Raw data:
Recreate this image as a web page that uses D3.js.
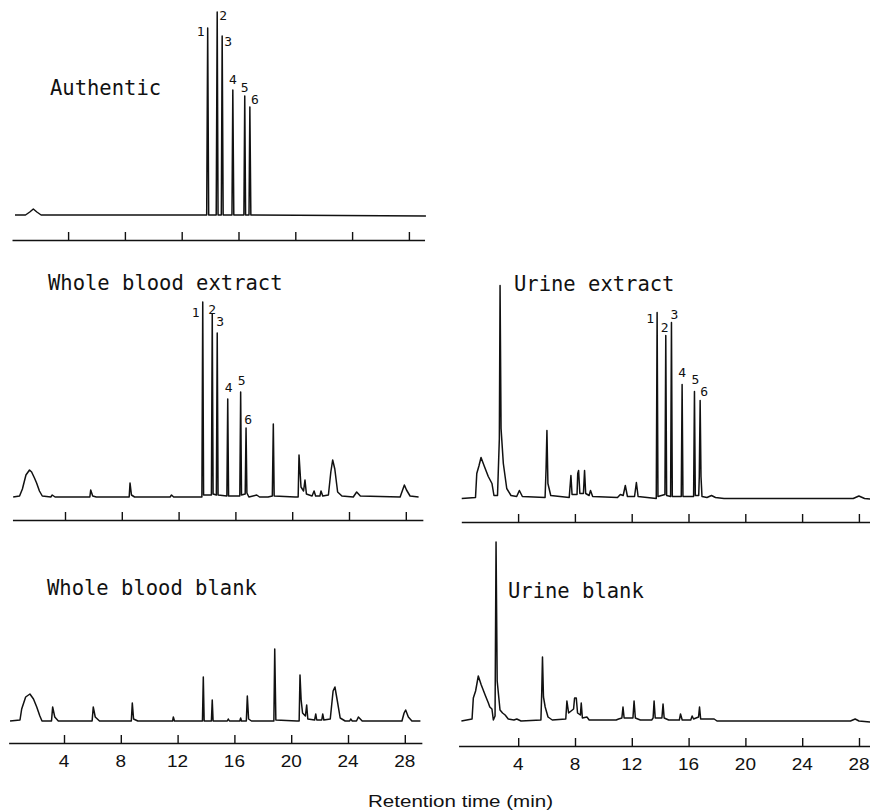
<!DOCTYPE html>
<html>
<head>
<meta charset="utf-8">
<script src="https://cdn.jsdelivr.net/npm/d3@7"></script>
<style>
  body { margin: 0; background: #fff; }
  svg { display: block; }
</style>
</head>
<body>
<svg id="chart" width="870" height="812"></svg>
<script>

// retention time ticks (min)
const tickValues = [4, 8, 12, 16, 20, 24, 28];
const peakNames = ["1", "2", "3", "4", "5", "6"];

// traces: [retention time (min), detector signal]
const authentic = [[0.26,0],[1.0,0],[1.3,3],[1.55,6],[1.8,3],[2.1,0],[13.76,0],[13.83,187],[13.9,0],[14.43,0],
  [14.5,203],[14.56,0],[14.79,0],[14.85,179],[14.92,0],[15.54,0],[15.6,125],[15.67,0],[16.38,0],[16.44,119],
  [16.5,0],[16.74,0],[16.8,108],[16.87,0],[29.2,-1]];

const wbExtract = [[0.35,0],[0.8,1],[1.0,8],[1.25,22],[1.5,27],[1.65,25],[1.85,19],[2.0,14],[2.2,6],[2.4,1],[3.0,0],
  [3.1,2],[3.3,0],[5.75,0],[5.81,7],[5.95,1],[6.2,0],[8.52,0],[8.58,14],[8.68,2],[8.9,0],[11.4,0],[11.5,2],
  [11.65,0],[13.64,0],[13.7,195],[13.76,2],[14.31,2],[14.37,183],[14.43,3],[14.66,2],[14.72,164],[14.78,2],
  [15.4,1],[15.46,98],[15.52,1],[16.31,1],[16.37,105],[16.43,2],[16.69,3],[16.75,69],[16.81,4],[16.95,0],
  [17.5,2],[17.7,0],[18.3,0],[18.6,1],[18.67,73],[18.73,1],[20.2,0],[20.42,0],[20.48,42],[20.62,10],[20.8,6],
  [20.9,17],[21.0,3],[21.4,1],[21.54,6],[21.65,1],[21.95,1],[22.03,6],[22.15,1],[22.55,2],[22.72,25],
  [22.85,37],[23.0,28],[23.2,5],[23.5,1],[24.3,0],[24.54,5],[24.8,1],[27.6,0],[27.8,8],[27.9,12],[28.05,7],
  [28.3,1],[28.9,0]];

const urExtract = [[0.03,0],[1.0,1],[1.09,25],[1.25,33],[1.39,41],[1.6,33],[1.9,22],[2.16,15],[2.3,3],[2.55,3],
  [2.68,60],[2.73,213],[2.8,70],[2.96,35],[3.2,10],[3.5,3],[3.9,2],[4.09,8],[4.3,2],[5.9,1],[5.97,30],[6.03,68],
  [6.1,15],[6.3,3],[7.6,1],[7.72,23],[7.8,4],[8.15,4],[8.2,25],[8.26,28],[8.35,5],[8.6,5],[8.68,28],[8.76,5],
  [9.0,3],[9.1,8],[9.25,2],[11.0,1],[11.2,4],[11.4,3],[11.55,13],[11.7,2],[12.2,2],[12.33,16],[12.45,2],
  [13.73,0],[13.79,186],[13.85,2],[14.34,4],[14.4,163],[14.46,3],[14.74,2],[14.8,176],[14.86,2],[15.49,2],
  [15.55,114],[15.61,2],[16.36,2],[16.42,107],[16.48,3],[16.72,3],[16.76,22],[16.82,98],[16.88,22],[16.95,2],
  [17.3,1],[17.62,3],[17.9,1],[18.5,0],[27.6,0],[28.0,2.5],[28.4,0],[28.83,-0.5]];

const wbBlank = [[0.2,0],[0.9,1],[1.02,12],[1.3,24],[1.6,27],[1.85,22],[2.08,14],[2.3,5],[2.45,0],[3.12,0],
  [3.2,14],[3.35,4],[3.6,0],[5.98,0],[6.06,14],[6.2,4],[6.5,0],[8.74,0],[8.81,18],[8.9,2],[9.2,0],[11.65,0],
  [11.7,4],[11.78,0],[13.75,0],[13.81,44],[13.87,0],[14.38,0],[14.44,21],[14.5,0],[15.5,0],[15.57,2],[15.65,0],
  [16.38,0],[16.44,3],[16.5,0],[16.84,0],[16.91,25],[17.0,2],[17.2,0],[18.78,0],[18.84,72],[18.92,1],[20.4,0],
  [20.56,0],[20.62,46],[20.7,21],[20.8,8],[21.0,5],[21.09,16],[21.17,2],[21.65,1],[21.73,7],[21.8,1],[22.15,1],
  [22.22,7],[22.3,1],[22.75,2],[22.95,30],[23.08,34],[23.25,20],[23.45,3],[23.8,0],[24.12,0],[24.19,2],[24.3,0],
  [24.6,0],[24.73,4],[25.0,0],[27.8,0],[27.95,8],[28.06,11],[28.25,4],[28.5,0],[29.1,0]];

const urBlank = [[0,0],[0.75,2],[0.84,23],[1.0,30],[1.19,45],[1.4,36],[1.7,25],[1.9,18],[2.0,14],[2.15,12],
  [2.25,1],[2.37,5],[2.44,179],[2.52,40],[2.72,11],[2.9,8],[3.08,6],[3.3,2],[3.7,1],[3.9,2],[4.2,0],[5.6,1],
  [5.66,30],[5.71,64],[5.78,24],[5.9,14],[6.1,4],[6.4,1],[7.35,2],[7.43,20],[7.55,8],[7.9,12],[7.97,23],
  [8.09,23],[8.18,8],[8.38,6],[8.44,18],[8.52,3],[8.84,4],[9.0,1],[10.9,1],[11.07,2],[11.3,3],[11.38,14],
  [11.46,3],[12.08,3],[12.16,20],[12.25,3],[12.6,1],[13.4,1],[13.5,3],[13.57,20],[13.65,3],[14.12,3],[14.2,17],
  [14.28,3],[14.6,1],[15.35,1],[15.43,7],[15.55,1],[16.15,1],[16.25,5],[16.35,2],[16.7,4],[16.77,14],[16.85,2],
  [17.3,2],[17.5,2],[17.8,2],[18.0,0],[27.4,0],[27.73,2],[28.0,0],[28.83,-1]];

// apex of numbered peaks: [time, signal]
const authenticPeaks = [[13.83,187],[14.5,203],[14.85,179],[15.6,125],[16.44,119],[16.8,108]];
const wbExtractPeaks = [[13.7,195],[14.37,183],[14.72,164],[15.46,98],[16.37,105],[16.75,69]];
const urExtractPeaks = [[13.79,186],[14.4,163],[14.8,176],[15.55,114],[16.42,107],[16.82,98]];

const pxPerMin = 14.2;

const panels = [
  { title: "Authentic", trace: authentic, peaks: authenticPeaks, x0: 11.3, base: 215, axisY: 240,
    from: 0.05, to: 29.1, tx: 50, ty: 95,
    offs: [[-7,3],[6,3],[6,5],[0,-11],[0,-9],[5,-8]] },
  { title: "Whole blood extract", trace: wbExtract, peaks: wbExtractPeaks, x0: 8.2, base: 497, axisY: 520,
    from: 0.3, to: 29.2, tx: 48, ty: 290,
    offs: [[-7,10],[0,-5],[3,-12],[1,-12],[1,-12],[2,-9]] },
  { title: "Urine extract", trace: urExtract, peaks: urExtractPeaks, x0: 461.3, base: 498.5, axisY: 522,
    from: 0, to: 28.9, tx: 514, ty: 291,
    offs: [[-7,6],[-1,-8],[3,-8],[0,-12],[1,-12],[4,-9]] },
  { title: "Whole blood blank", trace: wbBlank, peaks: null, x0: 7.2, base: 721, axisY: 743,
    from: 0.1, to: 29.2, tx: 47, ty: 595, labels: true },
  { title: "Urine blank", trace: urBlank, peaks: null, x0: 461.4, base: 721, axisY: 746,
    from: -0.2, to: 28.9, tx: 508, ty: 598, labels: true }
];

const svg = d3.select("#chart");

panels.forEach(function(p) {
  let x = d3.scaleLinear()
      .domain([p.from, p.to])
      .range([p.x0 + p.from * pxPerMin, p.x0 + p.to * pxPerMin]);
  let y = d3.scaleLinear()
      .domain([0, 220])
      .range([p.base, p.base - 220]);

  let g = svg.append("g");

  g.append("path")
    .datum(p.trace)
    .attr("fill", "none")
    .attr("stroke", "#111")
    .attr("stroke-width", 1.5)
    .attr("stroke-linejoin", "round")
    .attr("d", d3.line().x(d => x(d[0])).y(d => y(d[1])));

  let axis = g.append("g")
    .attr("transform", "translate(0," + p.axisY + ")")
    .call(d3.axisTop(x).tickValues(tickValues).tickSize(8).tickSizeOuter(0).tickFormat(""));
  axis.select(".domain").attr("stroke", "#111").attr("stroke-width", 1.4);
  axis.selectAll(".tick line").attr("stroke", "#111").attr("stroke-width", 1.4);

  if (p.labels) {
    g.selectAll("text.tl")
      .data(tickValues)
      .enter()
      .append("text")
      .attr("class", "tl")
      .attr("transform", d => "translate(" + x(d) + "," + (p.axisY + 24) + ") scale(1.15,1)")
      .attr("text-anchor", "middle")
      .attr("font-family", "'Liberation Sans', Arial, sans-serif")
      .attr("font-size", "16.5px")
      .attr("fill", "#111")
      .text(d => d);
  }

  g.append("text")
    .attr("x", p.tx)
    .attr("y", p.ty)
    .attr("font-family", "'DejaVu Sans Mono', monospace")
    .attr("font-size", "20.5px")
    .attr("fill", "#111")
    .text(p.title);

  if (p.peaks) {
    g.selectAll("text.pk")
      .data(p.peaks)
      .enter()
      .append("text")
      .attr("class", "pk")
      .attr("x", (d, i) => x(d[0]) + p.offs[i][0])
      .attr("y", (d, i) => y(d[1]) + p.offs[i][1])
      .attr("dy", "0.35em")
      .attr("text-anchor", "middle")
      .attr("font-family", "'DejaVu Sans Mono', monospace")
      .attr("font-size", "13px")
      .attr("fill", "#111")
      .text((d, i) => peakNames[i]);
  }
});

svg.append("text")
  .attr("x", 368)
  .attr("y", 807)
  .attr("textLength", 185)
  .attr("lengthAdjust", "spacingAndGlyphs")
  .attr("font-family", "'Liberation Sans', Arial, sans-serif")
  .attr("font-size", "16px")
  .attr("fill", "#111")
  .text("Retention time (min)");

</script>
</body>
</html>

What is being asked: Pictures stay out. Print the data exactly, from its first line through the line containing "[28.3,1],[28.9,0]];".

Solution:
Recreate this image as a web page that uses D3.js.
<!DOCTYPE html>
<html>
<head>
<meta charset="utf-8">
<script src="https://cdn.jsdelivr.net/npm/d3@7"></script>
<style>
  body { margin: 0; background: #fff; }
  svg { display: block; }
</style>
</head>
<body>
<svg id="chart" width="870" height="812"></svg>
<script>

// retention time ticks (min)
const tickValues = [4, 8, 12, 16, 20, 24, 28];
const peakNames = ["1", "2", "3", "4", "5", "6"];

// traces: [retention time (min), detector signal]
const authentic = [[0.26,0],[1.0,0],[1.3,3],[1.55,6],[1.8,3],[2.1,0],[13.76,0],[13.83,187],[13.9,0],[14.43,0],
  [14.5,203],[14.56,0],[14.79,0],[14.85,179],[14.92,0],[15.54,0],[15.6,125],[15.67,0],[16.38,0],[16.44,119],
  [16.5,0],[16.74,0],[16.8,108],[16.87,0],[29.2,-1]];

const wbExtract = [[0.35,0],[0.8,1],[1.0,8],[1.25,22],[1.5,27],[1.65,25],[1.85,19],[2.0,14],[2.2,6],[2.4,1],[3.0,0],
  [3.1,2],[3.3,0],[5.75,0],[5.81,7],[5.95,1],[6.2,0],[8.52,0],[8.58,14],[8.68,2],[8.9,0],[11.4,0],[11.5,2],
  [11.65,0],[13.64,0],[13.7,195],[13.76,2],[14.31,2],[14.37,183],[14.43,3],[14.66,2],[14.72,164],[14.78,2],
  [15.4,1],[15.46,98],[15.52,1],[16.31,1],[16.37,105],[16.43,2],[16.69,3],[16.75,69],[16.81,4],[16.95,0],
  [17.5,2],[17.7,0],[18.3,0],[18.6,1],[18.67,73],[18.73,1],[20.2,0],[20.42,0],[20.48,42],[20.62,10],[20.8,6],
  [20.9,17],[21.0,3],[21.4,1],[21.54,6],[21.65,1],[21.95,1],[22.03,6],[22.15,1],[22.55,2],[22.72,25],
  [22.85,37],[23.0,28],[23.2,5],[23.5,1],[24.3,0],[24.54,5],[24.8,1],[27.6,0],[27.8,8],[27.9,12],[28.05,7],
  [28.3,1],[28.9,0]];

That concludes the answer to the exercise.